Come here often? Of course not. I can tell by your FBI shirt and the trouble you’re having with that map. Welcome to the nation’s capital! You’ll certainly want to travel via public transportation during your stay, lest you waste an entire vacation spinning repeatedly around Dupont Circle.
But there are a few tricks you need to learn to make Metro less of a pain and to ensure that you see the sights instead of dirty looks. Here’s my tourist transportation guide.
Perhaps you’ve heard we stand to the right and walk on the left on all escalators. We take this piece of etiquette very seriously, particularly on the lengthy escalators in our Metro system. Standing to the right but holding your child’s hand so the wee one is blocking the way doesn’t make it better. The kid’s gotta move.
I don’t know who came up with these two classic tourist tips, but they’re always worth repeating. One, bus routes 32 and 36 will take you on a sightseeing safari for just $1.70. The trip winds by the Capitol, the Mall, Georgetown and the National Cathedral. Two, if you’re visiting the zoo, get off the train at Cleveland Park so you can walk downhill to the entrance. When you’ve had your fill of panda sightings, continue on down the slope to the Woodley Park-Zoo station. You’ll save up energy to walk more later.
Speaking of which, don’t be afraid to hoof it downtown. Most of the stops are clustered, and it can be much quicker just to get off the train than to switch lines to get a block or two closer to your destination.
Want to save cash? Don’t take Metro during rush hour. You probably stared at that fare chart and couldn’t decipher it — sorry about that — but the upshot is that trips during popular commuting times cost more. And when we’re heading to the office or coming home after a long day, we locals aren’t particularly friendly. So stay at the National Portrait Gallery until closing time, or linger over a drink and you can avoid nastiness and surcharges.

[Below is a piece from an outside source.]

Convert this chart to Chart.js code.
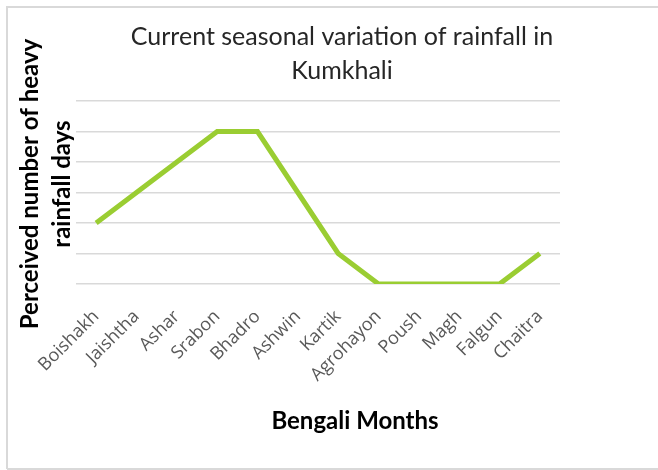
<!DOCTYPE html>
<html>
<head>
<meta charset="utf-8">
<script src="https://cdn.jsdelivr.net/npm/chart.js@4"></script>
<style>
  html, body { margin: 0; padding: 0; background: #fff; overflow: hidden; }
</style>
</head>
<body>
<canvas id="rainChart" width="658" height="470"></canvas>
<script>
let months = ["Boishakh", "Jaishtha", "Ashar", "Srabon", "Bhadro", "Ashwin",
  "Kartik", "Agrohayon", "Poush", "Magh", "Falgun", "Chaitra"];
let heavyDays = [2, 3, 4, 5, 5, 3, 1, 0, 0, 0, 0, 1];
let yTicks = [0, 1, 2, 3, 4, 5, 6];

let chartTitle = ["Current seasonal variation of rainfall in", "Kumkhali"];
let yTitle = ["Perceived number of heavy", "rainfall days"];
let xTitle = "Bengali Months";

let lineColor = "rgb(154, 205, 50)";
let gridColor = "#d9d9d9";

// white page, grey frame and the three titles (placed like the Excel chart)
const decor = {
  id: "decor",
  beforeDraw(chart) {
    const c = chart.ctx;
    c.save();
    c.fillStyle = "#fff";
    c.fillRect(0, 0, chart.width, chart.height);
    c.strokeStyle = gridColor;
    c.lineWidth = 2;
    c.beginPath();
    c.moveTo(7, 469); c.lineTo(7, 7); c.lineTo(chart.width, 7);
    c.moveTo(7, 469); c.lineTo(chart.width, 469);
    c.stroke();
    c.restore();
  },
  afterDraw(chart) {
    const c = chart.ctx;
    c.save();
    c.textAlign = "center";
    c.textBaseline = "middle";

    c.fillStyle = "#262626";
    c.font = "25px Lato";
    c.fillText(chartTitle[0], 342, 37);
    c.fillText(chartTitle[1], 342, 71);

    c.fillStyle = "#000";
    c.font = "bold 24px Lato";
    c.fillText(xTitle, 355, 421);

    c.translate(0, 184);
    c.rotate(-Math.PI / 2);
    c.fillText(yTitle[0], 0, 30);
    c.fillText(yTitle[1], 0, 62);
    c.restore();
  }
};

new Chart(document.getElementById("rainChart"), {
  type: "line",
  data: {
    labels: months,
    datasets: [{
      label: "Heavy rainfall days",
      data: heavyDays,
      borderColor: lineColor,
      borderWidth: 5,
      pointRadius: 0,
      tension: 0,
      fill: false
    }]
  },
  options: {
    responsive: false,
    animation: false,
    layout: { padding: { left: 0, right: 98, top: 101, bottom: 0 } },
    plugins: {
      legend: { display: false },
      tooltip: { enabled: false },
      title: { display: false }
    },
    scales: {
      x: {
        offset: true,
        grid: { display: false },
        border: { display: false },
        ticks: {
          color: "#595959",
          font: { family: "Open Sans", size: 18 },
          maxRotation: 45,
          minRotation: 45,
          autoSkip: false,
          padding: 14
        },
        afterFit(scale) { scale.height = 186; }
      },
      y: {
        min: yTicks[0],
        max: yTicks[yTicks.length - 1],
        afterBuildTicks(scale) { scale.ticks = yTicks.map(v => ({ value: v })); },
        grid: { color: gridColor, lineWidth: 1.5, drawTicks: false },
        border: { display: false },
        ticks: { display: false },
        afterFit(scale) { scale.width = 76; }
      }
    }
  },
  plugins: [decor]
});
</script>
</body>
</html>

Another way to mollify the masses: Step aside and let them pass through the fare gates before you. Most of us have SmarTrip cards that let us fly though the system (sorta like E-ZPass on the highway). You probably don’t, and getting an entire family with paper fare cards through Metro’s gates can take an eternity. So while you’re waiting for Junior to figure out how to join you on the inside, take some photos. Then you’ll have proof to show your pals back home that you’ve conquered D.C.’s subway system.